Your goal:
Locate each line containing the string "with" and copy it out.

• • • • •

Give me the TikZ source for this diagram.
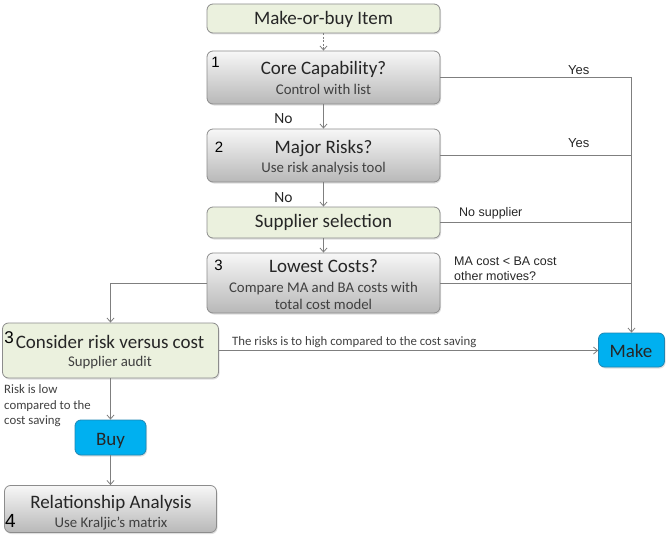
\documentclass[tikz,border=0pt]{standalone}
\usepackage{fontspec}
\setmainfont{Carlito}
\newfontfamily\arialf{Liberation Sans}
\usetikzlibrary{arrows.meta,shadows}
\definecolor{lnc}{HTML}{7F7F7F}
\definecolor{bdr}{HTML}{8C8C8C}
\definecolor{grn}{HTML}{EBF1DE}
\definecolor{blu}{HTML}{00B0F0}
\definecolor{bludk}{HTML}{1F86B3}
\definecolor{gtop}{HTML}{F7F7F7}
\definecolor{gbot}{HTML}{B8B8B8}
\definecolor{txt}{HTML}{262626}
\definecolor{stxt}{HTML}{404040}
\begin{document}
\begin{tikzpicture}[x=1pt,y=-1pt,
 box/.style={rounded corners=6pt, draw=bdr, line width=0.8pt, inner sep=0pt,
   drop shadow={opacity=0.25,shadow xshift=1pt,shadow yshift=-1.5pt}},
 graybox/.style={box, top color=gtop, bottom color=gbot},
 greenbox/.style={box, fill=grn},
 bluebox/.style={box, fill=blu, draw=bludk},
 ttl/.style={font=\fontsize{19}{21}\selectfont, text=txt, anchor=base, inner sep=0pt},
 sub/.style={font=\fontsize{14.8}{16}\selectfont, text=stxt, anchor=base, inner sep=0pt},
 num/.style={font=\arialf\fontsize{15}{16}\selectfont, text=black, anchor=base, inner sep=0pt},
 lab/.style={font=\arialf\fontsize{12.5}{15}\selectfont, text=txt, anchor=base west, inner sep=0pt},
 clab/.style={font=\fontsize{12.8}{15}\selectfont, text=stxt, anchor=base west, inner sep=0pt},
 nolab/.style={font=\fontsize{15.5}{17}\selectfont, text=txt, anchor=base, inner sep=0pt},
 conn/.style={draw=lnc, line width=0.8pt},
 arr/.style={conn, -{Straight Barb[length=4pt,width=7pt]}},
]
\useasboundingbox (0,0) rectangle (667,535);

% boxes
\node[greenbox, minimum width=233pt, minimum height=29pt] (item) at (323.5,18.5) {};
\node[graybox, minimum width=233pt, minimum height=53pt] (core) at (323.5,77.5) {};
\node[graybox, minimum width=233pt, minimum height=53pt] (risks) at (323.5,155.5) {};
\node[greenbox, minimum width=233pt, minimum height=31pt] (supp) at (323.5,222.5) {};
\node[graybox, minimum width=233pt, minimum height=60pt] (cost) at (323.5,283) {};
\node[greenbox, minimum width=216pt, minimum height=55pt] (consider) at (110.5,350.5) {};
\node[bluebox, minimum width=66pt, minimum height=34pt] (make) at (631.5,350) {};
\node[bluebox, minimum width=71pt, minimum height=35pt] (buy) at (110.5,437.5) {};
\node[graybox, minimum width=212pt, minimum height=47pt] (rel) at (110.5,509) {};

% box texts
\node[ttl] (itemT) at (323.5,25) {Make-or-buy Item};
\node[ttl] (coreT) at (323.5,75) {Core Capability?};
\node[sub] (coreS) at (323.5,95) {Control with list};
\node[ttl] (risksT) at (323.5,153) {Major Risks?};
\node[sub] (risksS) at (323.5,172) {Use risk analysis tool};
\node[ttl] (suppT) at (323.5,227) {Supplier selection};
\node[ttl] (costT) at (323.5,272) {Lowest Costs?};
\node[sub] (costS1) at (323.5,292) {Compare MA and BA costs with};
\node[sub] (costS2) at (323.5,309) {total cost model};
\node[ttl] (consT) at (110,348) {Consider risk versus cost};
\node[sub] (consS) at (110,366) {Supplier audit};
\node[ttl] (makeT) at (631,357) {Make};
\node[ttl] (buyT) at (110.5,445) {Buy};
\node[ttl] (relT) at (111,508) {Relationship Analysis};
\node[sub] (relS) at (111,527) {Use Kraljic’s matrix};

% step numbers
\node[num] (n1) at (215.5,67) {1};
\node[num] (n2) at (219,152) {2};
\node[num] (n3) at (218.5,270) {3};
\node[num, font=\arialf\fontsize{17}{18}\selectfont] (n3b) at (9,343) {3};
\node[num, font=\arialf\fontsize{19}{20}\selectfont] (n4) at (10.5,527) {4};

% connectors
\draw[arr, dash pattern=on 2pt off 1.5pt] (item) -- (core);
\draw[arr] (core) -- (risks);
\draw[arr] (risks) -- (supp);
\draw[arr] (supp) -- (cost);
\draw[conn] (core.east) -- (core.east -| make.north);
\draw[conn] (risks.east) -- (risks.east -| make.north);
\draw[conn] (supp.east) -- (supp.east -| make.north);
\draw[conn] (cost.east) -- (cost.east -| make.north);
\draw[arr] (core.east -| make.north) -- (make.north);
\draw[arr] (cost.west) -| (consider.north);
\draw[arr] (consider.east) -- (consider.east -| make.west);
\draw[arr] (consider.south) -- (buy.north);
\draw[arr] (buy) -- (rel);

% edge labels
\node[lab, font=\arialf\fontsize{13}{15}\selectfont] (yes1) at (568,75) {Yes};
\node[lab, font=\arialf\fontsize{13}{15}\selectfont] (yes2) at (568,147) {Yes};
\node[nolab] (no1) at (283.5,123) {No};
\node[nolab] (no2) at (283.5,202) {No};
\node[lab] (nosup) at (459,216) {No supplier};
\node[lab] (mac1) at (454,265) {MA cost < BA cost};
\node[lab] (mac2) at (454,280) {other motives?};
\node[clab] (high) at (232,345) {The risks is to high compared to the cost saving};
\node[clab] (low1) at (4,393) {Risk is low};
\node[clab] (low2) at (4,409) {compared to the};
\node[clab] (low3) at (4,424) {cost saving};
\end{tikzpicture}
\end{document}
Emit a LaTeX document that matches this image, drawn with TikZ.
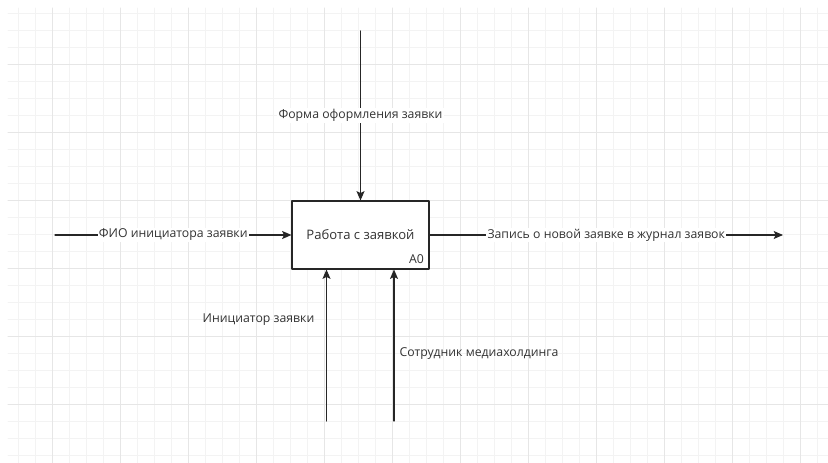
\documentclass[tikz,border=0pt]{standalone}
\usepackage{fontspec}
\setmainfont{Open Sans}
\usetikzlibrary{arrows.meta}
\definecolor{gridminor}{HTML}{F3F3F3}
\definecolor{gridmajor}{HTML}{E6E6E6}
\definecolor{textgray}{HTML}{333333}
\tikzset{
  flow/.style={line width=0.8pt,draw=black!85,-{Stealth[length=7pt,width=6pt,inset=1.5pt]}},
  lbl/.style={fill=white,text=textgray,font=\fontsize{9.2}{11}\selectfont,inner sep=1pt},
  freelbl/.style={text=textgray,font=\fontsize{9.2}{11}\selectfont,inner sep=1pt},
  func/.style={draw=black!85,line width=0.8pt,fill=white,minimum width=102.75pt,
    minimum height=51pt,inner sep=0pt,text=textgray,font=\fontsize{9.8}{11}\selectfont}
}
\begin{document}
\begin{tikzpicture}[x=0.75pt,y=-0.75pt,line cap=round,line join=round]
  \useasboundingbox (0,0) rectangle (828,463);
  \fill[white] (0,0) rectangle (828,463);
  \foreach \x in {18,35,...,818} \draw[gridminor,line width=0.6pt] (\x,8) -- (\x,463);
  \foreach \y in {13,30,...,463} \draw[gridminor,line width=0.6pt] (8,\y) -- (828,\y);
  \foreach \x in {52,120,...,818} \draw[gridmajor,line width=0.6pt] (\x,8) -- (\x,463);
  \foreach \y in {64,132,...,463} \draw[gridmajor,line width=0.6pt] (8,\y) -- (828,\y);

  \node[func] (box) at (360.5,235) {Работа с заявкой};
  \node[freelbl,anchor=south east] (num) at ([xshift=-3pt,yshift=3pt]box.south east) {A0};

  \coordinate (ctrl) at (360.5,31);
  \coordinate (inp) at (55,235);
  \coordinate (outp) at (783,235);
  \coordinate (mechA) at (326.5,421);
  \coordinate (mechB) at (394,421);

  \draw[flow] (ctrl) -- node[lbl] (ctrllbl) {Форма оформления заявки} (box.north);
  \draw[flow] (inp) -- node[lbl] (inplbl) {ФИО инициатора заявки} (box.west);
  \draw[flow] (box.east) -- node[lbl] (outlbl) {Запись о новой заявке в журнал заявок} (outp);
  \draw[flow] (mechA) -- (mechA |- box.south);
  \draw[flow] (mechB) -- (mechB |- box.south);
  \node[freelbl] (mechAlbl) at (258.5,320) {Инициатор заявки};
  \node[freelbl] (mechBlbl) at (479,354) {Сотрудник медиахолдинга};
\end{tikzpicture}
\end{document}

• • • • •

Correct answer:
\node[sub] (coreS) at (323.5,95) {Control with list};
\node[sub] (costS1) at (323.5,292) {Compare MA and BA costs with};
Emit a LaTeX document that matches this image, drawn with TikZ.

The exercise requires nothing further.